We want a multi-language IVR, but I need it explained in business terms.

When a customer calls, they should hear ‘Press 1 for English, press 2 for Spanish, press 3 for French’ and then the entire IVR experience switches to that language. How does the dashboard show me which language had the most calls?

From a QM evaluator’s perspective, multi-language IVRs complicate the evaluation process.

If an agent handles a Spanish call but we evaluate them using our English-language evaluation form, the scoring rubric doesn’t align. You need separate evaluation forms per language, or at minimum, a bilingual QM supervisor who can evaluate both.

If you have screen recording enabled for QM, be aware that Chrome’s language detection can interfere.

Our screen recording extension captures the agent’s browser. When the agent switches to a Spanish-language CRM page, Chrome sometimes triggers an automatic page translation popup that obscures the screen recording. Disable Chrome’s auto-translate via chrome://settings/languages on all agent workstations.

If you are deploying this multi-language IVR on BYOC Premises Edges, each language’s TTS audio must be cached locally on the Edge appliance.

The Edge has limited storage. If you have 3 languages × 50 prompts × 2 versions (business hours / after hours) = 300 audio files, verify the Edge has sufficient disk space. Check the BIOS power settings too - some Edge hardware enters a low-power state during off-hours that throttles the audio rendering.

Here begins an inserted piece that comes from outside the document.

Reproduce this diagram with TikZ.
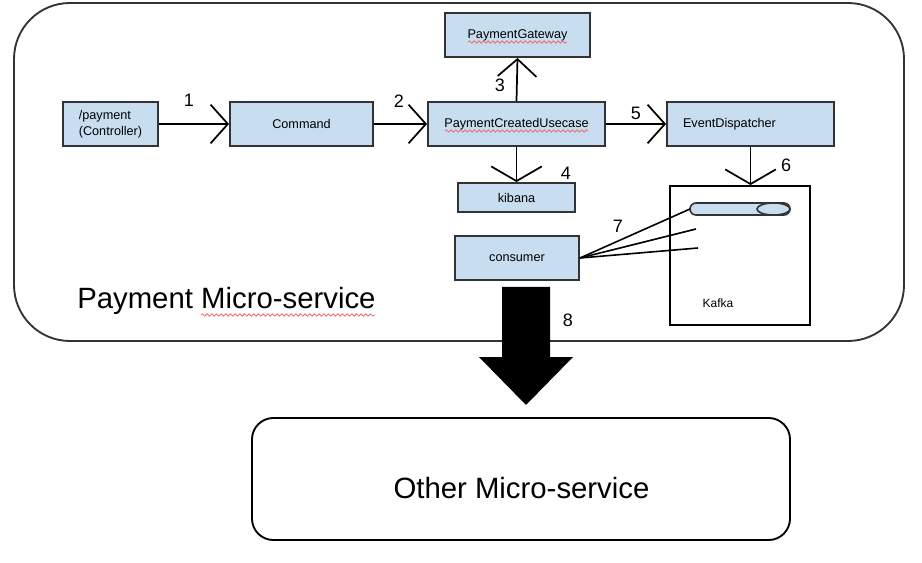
\documentclass[tikz,border=0pt]{standalone}
\usepackage{fontspec}
\setmainfont{Liberation Sans}
\usetikzlibrary{arrows.meta,decorations.pathmorphing}
\definecolor{boxfill}{RGB}{201,221,240}
\definecolor{edge}{RGB}{51,51,51}
\definecolor{squig}{RGB}{232,110,110}
\begin{document}
\begin{tikzpicture}[x=0.75pt,y=-0.75pt,
  comp/.style={draw=edge,fill=boxfill,line width=1.4pt,inner sep=0pt,
    font=\fontsize{9.5}{11.8}\selectfont},
  conn/.style={line width=1.3pt,
    -{Straight Barb[length=13pt,width=29pt,line width=1.3pt]}},
  wideconn/.style={line width=1.3pt,
    -{Straight Barb[length=11pt,width=38pt,line width=1.3pt]}},
  num/.style={font=\fontsize{13.5}{15}\selectfont},
  big/.style={font=\fontsize{22}{26}\selectfont},
  squiggle/.style={draw=squig,line width=0.6pt,decorate,
    decoration={snake,amplitude=0.9pt,segment length=3.5pt}}]
\useasboundingbox (0,0) rectangle (922,563);
\fill[white] (0,0) rectangle (922,563);

% containers
\draw[edge,line width=1.4pt,rounded corners=42pt] (14,3) rectangle (904,341);
\draw[black,line width=1.4pt,rounded corners=16pt] (252,418) rectangle (790,540);

% components
\node[comp,minimum width=71.25pt,minimum height=33pt,align=left] (ctrl) at (110.5,124) {/payment\\(Controller)};
\node[comp,minimum width=107.25pt,minimum height=33pt] (cmd) at (301.5,124) {Command};
\node[comp,minimum width=132.75pt,minimum height=33pt] (pcu) at (516.5,124) {PaymentCreatedUsecase};
\node[comp,minimum width=108.75pt,minimum height=33pt] (pg) at (517.5,35) {PaymentGateway};
\node[comp,minimum width=87.75pt,minimum height=21.75pt] (kib) at (516.5,197.5) {kibana};
\node[comp,minimum width=125.25pt,minimum height=33pt,text width=101.25pt,align=left] (ed) at (750.5,124) {EventDispatcher};
\node[comp,minimum width=93pt,minimum height=33pt] (cons) at (517,258) {consumer};
\node[draw=black,fill=white,line width=1.4pt,minimum width=105pt,minimum height=104.25pt] (kafka) at (740,255.5) {};
\node[font=\fontsize{9}{11}\selectfont] (kafkalbl) at (718,303) {Kafka};

% topic (horizontal cylinder)
\draw[edge,fill=boxfill,line width=1.2pt,rounded corners=4.5pt] (690,203) rectangle (790,215);
\draw[edge,fill=boxfill,line width=1.2pt] (773.5,209) ellipse [x radius=12.4pt,y radius=4.5pt];
\coordinate (k1) at (690,209);
\coordinate (k2) at (696,229);
\coordinate (k3) at (698,248);

% connectors
\draw[conn] (ctrl.east) -- (cmd.west);
\draw[conn] (cmd.east) -- (pcu.west);
\draw[conn] (pcu.north) -- (pg.south);
\draw[wideconn] (pcu.south) -- (kib.north);
\draw[conn] (pcu.east) -- (ed.west);
\draw[wideconn] (ed.south) -- (ed.south |- kafka.north);
\draw[line width=1.2pt] (cons.east) -- (k1);
\draw[line width=1.2pt] (cons.east) -- (k2);
\draw[line width=1.2pt] (cons.east) -- (k3);

% big arrow 8
\fill[black] (502,287) -- (550,287) -- (550,357) -- (573,357) -- (526,405) -- (479,357) -- (502,357) -- cycle;

% numbers
\node[num] (n1) at (189,100) {1};
\node[num] (n2) at (399,101) {2};
\node[num] (n3) at (500,85) {3};
\node[num] (n4) at (566,173) {4};
\node[num] (n5) at (636,113) {5};
\node[num] (n6) at (786,165) {6};
\node[num] (n7) at (618,226) {7};
\node[num] (n8) at (568,320) {8};

% titles
\node[big,anchor=base west,inner sep=0pt] (pms) at (77,309) {Payment Micro-service};
\node[big] (oms) at (521.5,488) {Other Micro-service};

% spell-check squiggles
\draw[squiggle] (468,42) -- (567,42);
\draw[squiggle] (445,131) -- (588,131);
\draw[squiggle] (201,315) -- (375,315);
\end{tikzpicture}
\end{document}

For a scalable approach, use AWS Polly for dynamic TTS instead of pre-recorded prompts.

Create a Lambda function that generates the audio on-the-fly based on the selected language. Pass the language code from Architect to the Lambda via a Data Action.

MultiLangTTSLambda:
  Type: AWS::Lambda::Function
  Properties:
    Handler: tts_handler.generate
    Runtime: python3.11
    Environment:
      Variables:
        POLLY_VOICE_MAP: '{"en": "Joanna", "es": "Lupe", "fr": "Lea"}'

I design IVRs for dozens of clients, and the key to a great multi-language experience is keeping the language selection menu as short as possible.

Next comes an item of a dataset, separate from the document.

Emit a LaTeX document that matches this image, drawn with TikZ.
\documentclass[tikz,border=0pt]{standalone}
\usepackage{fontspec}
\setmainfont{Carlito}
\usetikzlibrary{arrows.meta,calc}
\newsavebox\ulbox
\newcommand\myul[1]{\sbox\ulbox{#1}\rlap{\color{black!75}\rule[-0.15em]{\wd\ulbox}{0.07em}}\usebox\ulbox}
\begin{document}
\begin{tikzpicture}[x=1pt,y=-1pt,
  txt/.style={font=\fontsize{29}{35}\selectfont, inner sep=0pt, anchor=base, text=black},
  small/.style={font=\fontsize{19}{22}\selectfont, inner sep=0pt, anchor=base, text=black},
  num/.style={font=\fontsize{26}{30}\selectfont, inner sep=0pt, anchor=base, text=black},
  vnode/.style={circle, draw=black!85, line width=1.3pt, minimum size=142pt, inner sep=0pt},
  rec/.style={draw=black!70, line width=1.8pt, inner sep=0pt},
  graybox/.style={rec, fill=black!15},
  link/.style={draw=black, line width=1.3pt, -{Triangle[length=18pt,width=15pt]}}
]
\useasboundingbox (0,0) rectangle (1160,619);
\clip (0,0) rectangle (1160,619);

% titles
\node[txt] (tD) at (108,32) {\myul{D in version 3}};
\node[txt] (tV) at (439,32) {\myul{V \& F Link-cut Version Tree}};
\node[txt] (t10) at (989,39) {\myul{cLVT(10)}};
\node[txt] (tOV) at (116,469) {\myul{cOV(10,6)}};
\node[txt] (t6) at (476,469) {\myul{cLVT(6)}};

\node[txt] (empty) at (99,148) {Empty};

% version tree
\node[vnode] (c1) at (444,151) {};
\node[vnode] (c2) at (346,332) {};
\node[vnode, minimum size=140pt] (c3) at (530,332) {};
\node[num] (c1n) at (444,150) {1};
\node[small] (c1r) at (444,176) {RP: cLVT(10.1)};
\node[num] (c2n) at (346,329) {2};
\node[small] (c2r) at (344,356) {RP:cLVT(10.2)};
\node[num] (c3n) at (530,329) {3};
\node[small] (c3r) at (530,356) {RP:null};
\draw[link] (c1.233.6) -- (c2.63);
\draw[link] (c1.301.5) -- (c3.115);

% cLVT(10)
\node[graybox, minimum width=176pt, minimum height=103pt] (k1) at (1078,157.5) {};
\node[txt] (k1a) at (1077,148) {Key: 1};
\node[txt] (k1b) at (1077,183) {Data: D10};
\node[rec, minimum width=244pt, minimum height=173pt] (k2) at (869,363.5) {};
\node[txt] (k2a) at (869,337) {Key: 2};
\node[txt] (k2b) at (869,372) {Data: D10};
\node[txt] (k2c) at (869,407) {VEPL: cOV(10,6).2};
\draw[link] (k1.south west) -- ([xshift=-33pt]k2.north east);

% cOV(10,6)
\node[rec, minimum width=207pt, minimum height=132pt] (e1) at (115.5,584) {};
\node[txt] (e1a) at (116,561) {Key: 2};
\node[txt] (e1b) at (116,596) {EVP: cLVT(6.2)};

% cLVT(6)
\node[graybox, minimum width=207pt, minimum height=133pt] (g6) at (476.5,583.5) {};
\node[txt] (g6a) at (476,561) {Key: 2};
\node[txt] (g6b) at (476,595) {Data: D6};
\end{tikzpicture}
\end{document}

Don’t list 8 languages sequentially. Instead, use ANI-based geo-detection: if the caller’s number is from Mexico, default to Spanish and offer English as an escape option. This improves containment rates by 20% because the caller hears their native language immediately.

If you pair this multi-language IVR with Agent Assist, ensure your AI knowledge base is indexed per language.

The real-time transcription engine needs to know the conversation language before it can surface relevant articles. You must pass the language selection variable from Architect to the Agent Assist configuration, or the NLU will attempt English parsing on Spanish audio and return garbage suggestions.